The passage of the royal line to Solomon and his descendents is recorded in verse 10. Through verse 16 these Davidic kings are listed up until the fall of Jerusalem to the Babylonians in 587.
The exilic and post-exilic descendents of the royal household, listed here so thoroughly (verses 17-24), bear witness to the careful maintenance of records among the Jews of the sixth and fifth centuries. The Book of Ezra will further testify to this care.
The later names in this list, especially after Zerubbabel (verse 19), are difficult to reconcile with the genealogies in Matthew 1 and Luke 3. The present writer is happy to leave this difficulty to the investigation of those with the interest and patience to resolve it.
Friday, September 30
1 Chronicles 4: We have already remarked that the genealogies in Chronicles are vastly more detailed for the tribes of Judah and Levi than for any of the others. The present chapter (verses 1-23) on the tribe of Judah illustrates the point.

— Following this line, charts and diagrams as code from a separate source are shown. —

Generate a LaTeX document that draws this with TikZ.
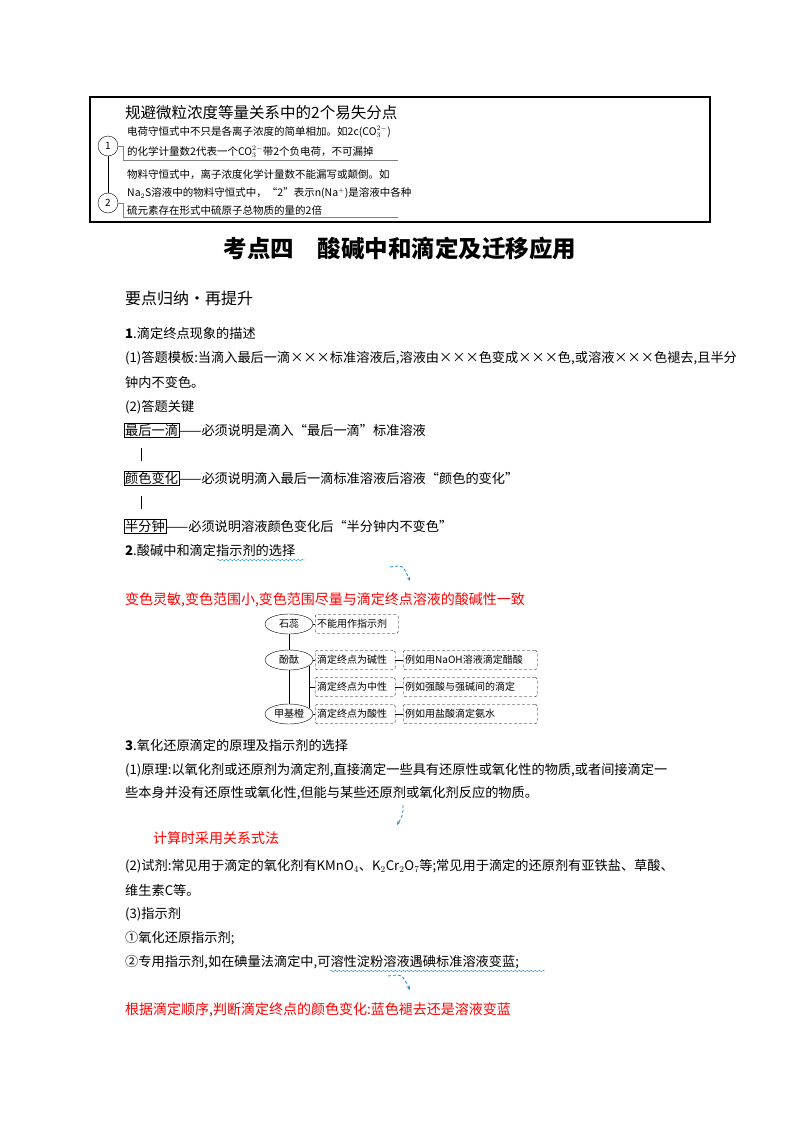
\documentclass[tikz,border=0pt]{standalone}
\usepackage{fontspec}
\setmainfont{Noto Sans CJK SC}
\usetikzlibrary{shapes.geometric,decorations.pathmorphing,arrows.meta}
\tikzset{
 tx/.style={anchor=west,inner sep=0pt,font=\fontsize{13.2}{15}\selectfont},
 sm/.style={anchor=west,inner sep=0pt,font=\fontsize{10.5}{12}\selectfont},
 red/.style={anchor=west,inner sep=0pt,font=\fontsize{14}{16}\selectfont,text=red},
 kbox/.style={anchor=west,draw,inner sep=1pt,font=\fontsize{13.2}{15}\selectfont},
 ell/.style={ellipse,draw,minimum width=48pt,minimum height=20pt,inner sep=0pt,font=\fontsize{10}{12}\selectfont},
 dbox/.style={draw,densely dashed,rounded corners=2pt,anchor=west,minimum height=19pt,inner sep=2pt,align=left,font=\fontsize{10}{12}\selectfont},
 cyanarrow/.style={draw=cyan!70!blue,densely dashed,thick,-{Stealth[length=4pt]}},
 wavy/.style={draw=cyan!70!blue,decorate,decoration={snake,amplitude=0.6pt,segment length=4pt}},
 circ/.style={circle,draw,minimum size=20pt,inner sep=0pt,font=\fontsize{10}{12}\selectfont}
}
\begin{document}
\begin{tikzpicture}[x=1pt,y=-1pt]
\useasboundingbox (0,0) rectangle (800,1132);
% top box
\draw[line width=1.3pt] (90,97) rectangle (710,222);
\node[anchor=west,inner sep=0pt,font=\fontsize{15.5}{17}\selectfont] (ttl) at (125,113) {规避微粒浓度等量关系中的2个易失分点};
\node[circ] (c1) at (108,146) {1};
\node[circ] (c2) at (108,203) {2};
\draw (c1) -- (c2);
\node[sm] (a1) at (127,132) {电荷守恒式中不只是各离子浓度的简单相加。如2\textit{c}(CO$_3^{2-}$)};
\node[sm] (a2) at (127,152) {的化学计量数2代表一个CO$_3^{2-}$带2个负电荷，不可漏掉};
\draw[gray] (c1.east) -- ++(5,0) -- ++(0,14) coordinate (u1) -- (398,160);
\node[sm] (b1) at (127,175) {物料守恒式中，离子浓度化学计量数不能漏写或颠倒。如};
\node[sm] (b2) at (127,193) {Na$_2$S溶液中的物料守恒式中，“2”表示\textit{n}(Na$^+$)是溶液中各种};
\node[sm] (b3) at (127,210) {硫元素存在形式中硫原子总物质的量的2倍};
\draw[gray] (c2.east) -- ++(5,0) -- ++(0,14) coordinate (u2) -- (398,217);
% heading
\node[inner sep=0pt,font=\fontsize{23.5}{26}\selectfont\bfseries] (h) at (400,248) {考点四\quad 酸碱中和滴定及迁移应用};
\node[anchor=west,inner sep=0pt,font=\fontsize{16}{18}\selectfont] (h2) at (125,298) {要点归纳·再提升};
\node[tx] (s1) at (125,333) {\textbf{1}.滴定终点现象的描述};
\node[tx] (p1) at (125,358) {(1)答题模板:当滴入最后一滴×××标准溶液后,溶液由×××色变成×××色,或溶液×××色褪去,且半分};
\node[tx] (p1b) at (125,382) {钟内不变色。};
\node[tx] (p2) at (125,407) {(2)答题关键};
\node[kbox] (k1) at (124,430) {最后一滴};
\node[tx] (k1t) at (k1.east) {——必须说明是滴入“最后一滴”标准溶液};
\node[kbox] (k2) at (124,478) {颜色变化};
\node[tx] (k2t) at (k2.east) {——必须说明滴入最后一滴标准溶液后溶液“颜色的变化”};
\node[kbox] (k3) at (124,526) {半分钟};
\node[tx] (k3t) at (k3.east) {——必须说明溶液颜色变化后“半分钟内不变色”};
\draw (141,448) -- (141,461);
\draw (141,496) -- (141,509);
\node[tx] (s2) at (125,550) {\textbf{2}.酸碱中和滴定指示剂的选择};
\draw[wavy] (217,560) -- (305,560);
\coordinate (ar1) at (390,567);
\coordinate (ar1e) at (410,581);
\draw[cyanarrow] (ar1) .. controls (403,565) .. (ar1e);
\node[red] (r1) at (125,600) {变色灵敏,变色范围小,变色范围尽量与滴定终点溶液的酸碱性一致};
% diagram
\node[ell] (e1) at (289,624) {石蕊};
\node[ell] (e2) at (289,660) {酚酞};
\node[ell] (e3) at (289,714) {甲基橙};
\draw (e1) -- (e2) -- (e3);
\node[dbox,text width=79pt] (d0) at (315,624) {不能用作指示剂};
\node[dbox,text width=76pt] (d1) at (315,660) {滴定终点为碱性};
\node[dbox,text width=76pt] (d2) at (315,687) {滴定终点为中性};
\node[dbox,text width=76pt] (d3) at (315,714) {滴定终点为酸性};
\node[dbox,text width=130pt] (f1) at (403,660) {例如用NaOH溶液滴定醋酸};
\node[dbox,text width=130pt] (f2) at (403,687) {例如强酸与强碱间的滴定};
\node[dbox,text width=130pt] (f3) at (403,714) {例如用盐酸滴定氨水};
\draw (e1.east) -- (d0.west);
\draw (e2.east) -- (d1.west);
\draw (e3.east) -- (d3.west);
\draw (309,666) -- (309,708);
\draw (309,687) -- (d2.west);
\draw (d1) -- (f1); \draw (d2) -- (f2); \draw (d3) -- (f3);
% section 3
\node[tx] (s3) at (125,745) {\textbf{3}.氧化还原滴定的原理及指示剂的选择};
\node[tx] (q1) at (125,770) {(1)原理:以氧化剂或还原剂为滴定剂,直接滴定一些具有还原性或氧化性的物质,或者间接滴定一};
\node[tx] (q1b) at (125,793) {些本身并没有还原性或氧化性,但能与某些还原剂或氧化剂反应的物质。};
\coordinate (ar2) at (403,805);
\coordinate (ar2e) at (397,825);
\draw[cyanarrow] (ar2) .. controls (403,815) .. (ar2e);
\node[red] (r2) at (153,838) {计算时采用关系式法};
\node[tx] (q2) at (125,866) {(2)试剂:常见用于滴定的氧化剂有KMnO$_4$、K$_2$Cr$_2$O$_7$等;常见用于滴定的还原剂有亚铁盐、草酸、};
\node[tx] (q2b) at (125,890) {维生素C等。};
\node[tx] (q3) at (125,914) {(3)指示剂};
\node[tx] (q4) at (125,938) {①氧化还原指示剂;};
\node[tx] (q5) at (125,962) {②专用指示剂,如在碘量法滴定中,可溶性淀粉溶液遇碘标准溶液变蓝;};
\draw[wavy] (330,971) -- (545,971);
\coordinate (ar3) at (388,976);
\coordinate (ar3e) at (410,990);
\draw[cyanarrow] (ar3) .. controls (402,974) .. (ar3e);
\node[red] (r3) at (125,1010) {根据滴定顺序,判断滴定终点的颜色变化:蓝色褪去还是溶液变蓝};
\end{tikzpicture}
\end{document}
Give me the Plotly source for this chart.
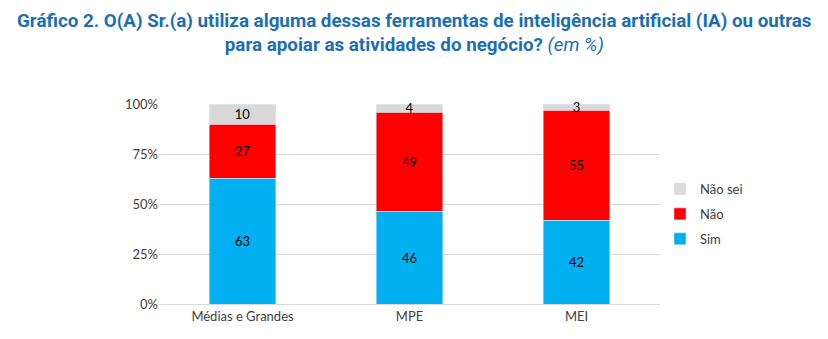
import plotly.graph_objects as go

categories = ["Médias e Grandes", "MPE", "MEI"]
sim = [63, 46, 42]
nao = [27, 49, 55]
nao_sei = [10, 4, 3]
y_ticks = [0, 25, 50, 75, 100]
y_tick_labels = ["0%", "25%", "50%", "75%", "100%"]

font_family = "Lato, Carlito, Liberation Sans, sans-serif"

fig = go.Figure()
series = [("Sim", sim, "#00B0F0", 3), ("Não", nao, "#FF0000", 2), ("Não sei", nao_sei, "#D9D9D9", 1)]
for name, vals, color, rank in series:
    fig.add_trace(go.Bar(
        x=categories, y=vals, name=name, marker_color=color,
        text=[str(v) for v in vals], textposition="inside", insidetextanchor="middle",
        textangle=0, constraintext="none", cliponaxis=False,
        textfont=dict(color="black", size=13, family=font_family),
        hoverinfo="name+y", width=0.4, legendgroup=name, legendrank=rank,
    ))

fig.update_layout(
    barmode="stack", barnorm="percent",
    width=828, height=339,
    margin=dict(l=159, r=168, t=104, b=35),
    paper_bgcolor="white", plot_bgcolor="white",
    font=dict(family=font_family, size=13, color="#404040"),
    showlegend=True,
    uniformtext=dict(minsize=13, mode="show"),
    legend=dict(x=1.0, y=0.45, xanchor="left", yanchor="middle",
                traceorder="grouped", font=dict(size=13, color="#404040"),
                itemwidth=30, tracegroupgap=5),
)
fig.update_yaxes(range=[0, 100.01], tickvals=y_ticks, ticktext=y_tick_labels,
                 showgrid=True, gridcolor="#D9D9D9", zeroline=False,
                 showline=False, ticks="", ticklen=0, fixedrange=True)
fig.update_xaxes(showline=True, linecolor="#D9D9D9", ticks="", showgrid=False)

fig.add_annotation(
    xref="paper", yref="paper", x=0.5, y=1, xanchor="center", yanchor="bottom",
    xshift=(828/2 - (159 + 501/2)), yshift=46,
    text="<b>Gráfico 2. O(A) Sr.(a) utiliza alguma dessas ferramentas de inteligência artificial (IA) ou outras</b><br>"
         "<b>para apoiar as atividades do negócio?</b> <i>(em %)</i>",
    showarrow=False, align="center",
    font=dict(family="Roboto, sans-serif", size=18.8, color="#1B6EB5"),
)

fig.write_html("out.html")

To grasp the historical reason for this emphasis, it is sufficient to reflect that the southern kingdom, the realm of Judah, had an unbroken succession of a single dynasty (the six years of Athaliah’s usurpation being only a blip on the screen) from about 1000 to 587 before Christ. During more than four centuries, beginning in 993, it had its capital in a single city, Jerusalem. This stability and continuity of Judah contributed in no small measure to the better preservation of its historical memory through archived records.
In these respects Judah is to be contrasted with the Northern Kingdom, Israel, which was governed by a series of dynasties, some of them very short, over a period of only two centuries (922-722). Its capital, moreover, did not remain in a single place during that time. Israel’s instability and impermanence are reflected in the relative paucity of its preserved records. Sometimes, indeed, even the identity of individual Israelite kings was lost from the stories about their reigns. For example, 2 Kings 5 does not tell us the name of the Israelite king to whom the Syrian king sent Naaman in order to be cleansed of his leprosy.
In short, the final and dominating perspective of the Old Testament is that of Judah, not the Northern Kingdom. Judah’s own records, therefore, are far better preserved, Judah’s history being more immediate and proximate to the Bible’s composition. Judah, then, and not northern Israel, represents the true continuity of biblical history, and nowhere is this fact more evident than in Chronicles.
Some of the sources cited in this chapter appear to be very old, as the text itself claims (verse 22). Indeed, the expression “to this day” (verses 41,43) seems to refer, not to the time of the Chronicler, but to the period of these older sources that he is citing word-for-word. This is clear from the reference to the Amalekites, who were long gone by the time of the Chronicler.
With respect to Jabez we observe that his name involves a play on words. His mother, we read, bore him in “pain”—jozeb—so his name was derived from a switching around of letters. We also note that the prayer of Jabez, which the Lord heard, was concerned with the avoidance of future pain (verse 10).
The region of Judah contained the least fertile soil in all the Holy Land. Therefore, it does not surprise us that the tribe of Judah, where men may sometimes have felt absolutely desperate as farmers, produced so many craftsmen (verse 14), linen workers (verse 21), and potters. This last group was in the royal employ (verse 23).